Time Pressure versus Creativity

There are already time constraints imposed upon us. Weddings have schedules, families have other obligations and we have a limited number of hours each day to dedicate to business. We already must be creative despite constraint. When we sell timed sessions, we are adding yet another layer of time constraint to the ones that naturally exist. When it comes to working a traditional job for an employer, we have little choice but to respect time boundaries that the employer has imposed. As our own boss, we are seeking time freedom by owning our business. So why are we creating an additional constraint that adds stress and pressure onto our creativity?

Time running out due to client lateness or lack of cooperation creates stress and blocks creativity. What is more important to the outcome of your business transaction - whether you went a few minutes over or under your prescribed time, or the level of creativity that you are able to exercise? I don’t think anyone would argue that creativity trumps time, because you aren’t selling more time in a gallery; you are selling the images that your creativity directly produced.

The other aspect is the mixing of business and creativity. You are both business owner and creative employee; a 2-in-1. When we send invoices, we are the owner and when we’re at a session, we are the creative employee. If there is an administrative issue at a session, it’s hard to manage because that wasn’t the role you were in at that moment. For example, allowing a client to pay at the session. Now you need to have a logical money discussion during a time that’s supposed to be dedicated to creativity. And when you’re creating invoices on a Monday morning, your mind shouldn’t be wandering about composition or lighting - you need to focus on the numbers to make sure the right amounts are being charged!

When there is a clock silently ticking during a session; it’s like being watched by the boss. There is an administrative pressure of timing the session to exactly what was charged, and not going over or under for the reasons stated in the previous section. A big chunk of your brain power is essentially being held hostage by that clock, ticking away with your creativity. And erosion of creativity can lead to less than optimal products which can result in less than optimal revenue if clients aren’t happy with the imagery produced.

Selling flat session rates

I have stopped selling by time years ago. Certain jobs require exactness in time - punching a clock because the company’s revenue is based on it. So the right question to ask if exactness in time is a crucial factor towards your revenue. The time itself for the session, yes, but exactness in time?

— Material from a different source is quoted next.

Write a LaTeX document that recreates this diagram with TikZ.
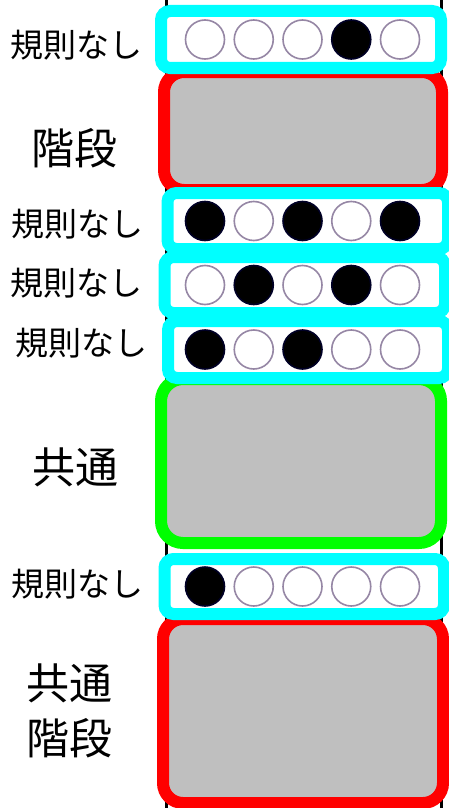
\documentclass[tikz,border=0pt]{standalone}
\usepackage{fontspec}
\setmainfont{Noto Sans CJK JP}
\definecolor{cyanc}{RGB}{0,255,255}
\definecolor{redc}{RGB}{255,0,0}
\definecolor{greenc}{RGB}{0,255,0}
\definecolor{grayc}{RGB}{191,191,191}
\definecolor{ringc}{RGB}{150,135,165}
\begin{document}
\begin{tikzpicture}[x=1pt,y=-1pt,
  rowbox/.style={draw=cyanc, line width=12pt, fill=white, rounded corners=9pt, inner sep=0pt, rectangle},
  bigbox/.style={line width=12pt, fill=grayc, rounded corners=20pt, inner sep=0pt, rectangle},
  stone/.style={circle, minimum size=39pt, inner sep=0pt, line width=1.6pt},
  blackstone/.style={stone, fill=black, draw=black!85!blue},
  whitestone/.style={stone, fill=white, draw=ringc},
  lab/.style={font=\fontsize{33}{33}\selectfont, inner sep=0pt},
  biglab/.style={font=\fontsize{43}{43}\selectfont, inner sep=0pt}]
\useasboundingbox (0,0) rectangle (448,808);
\fill[white] (0,0) rectangle (448,808);
% strip borders
\coordinate (s1t) at (166.5,0); \coordinate (s1b) at (166.5,808);
\coordinate (s2t) at (441.5,0); \coordinate (s2b) at (441.5,808);
\draw[line width=2.5pt] (s1t) -- (s1b);
\draw[line width=2.5pt] (s2t) -- (s2b);
% big boxes
\node[bigbox, draw=redc, minimum width=278pt, minimum height=118pt] (r1) at (303,131) {};
\node[bigbox, draw=greenc, rounded corners=22pt, minimum width=280pt, minimum height=164pt] (g1) at (301,461) {};
\node[bigbox, draw=redc, minimum width=280pt, minimum height=184pt] (r2) at (303,711) {};
% row boxes
\node[rowbox, minimum width=280pt, minimum height=57pt] (b1) at (301,39.5) {};
\node[rowbox, minimum width=280.5pt, minimum height=56pt] (b2) at (307.75,221) {};
\node[rowbox, minimum width=280.5pt, minimum height=56pt] (b3) at (304.75,285) {};
\node[rowbox, minimum width=280pt, minimum height=57pt] (b4) at (308,349.5) {};
\node[rowbox, minimum width=279.5pt, minimum height=55pt] (b5) at (304.25,586.5) {};
% stones
\foreach \r/\yy/\pat in {1/39.5/{0,0,0,1,0}, 2/221/{1,0,1,0,1}, 3/285/{0,1,0,1,0}, 4/349.5/{1,0,1,0,0}, 5/586.5/{1,0,0,0,0}}{
  \foreach \v [count=\i] in \pat {
    \ifnum\v=1
      \node[blackstone] (c\r-\i) at ({205+48.75*(\i-1)},\yy) {};
    \else
      \node[whitestone] (c\r-\i) at ({205+48.75*(\i-1)},\yy) {};
    \fi
  }
}
% labels
\node[lab] (l1) at (76,45) {規則なし};
\node[biglab] (l2) at (74,148) {階段};
\node[lab] (l3) at (78,224) {規則なし};
\node[lab] (l4) at (76,283) {規則なし};
\node[lab] (l5) at (82,343) {規則なし};
\node[biglab] (l6) at (75,467) {共通};
\node[lab] (l7) at (77,584) {規則なし};
\node[biglab] (l8) at (69,683) {共通};
\node[biglab] (l9) at (69,738) {階段};
\end{tikzpicture}
\end{document}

I charge a flat fee. This is a creative fee where regardless of time, I'm focussed on making the art and the clients are focussed on collaborating and not hurrying to make it within the time limit. Sessions roughly go 1 to 1.5 hours. Newborns maybe as much as 2. But some are done in 45. I am satisfied that my flat fee covers my average, and the outliers balance out over time where some need a bit more and some a bit less. This frees everyone to focus on the correct thing which is the result. In terms of managing client expectations, your clients usually don’t know much about sessions and look to you to be the guide and the expert. If you let them know that you have a flat rate fee, and then consult about the approximate time to block off on their schedules, they won’t be clock watchers either, but the collaborators you want, to produce photographic magic!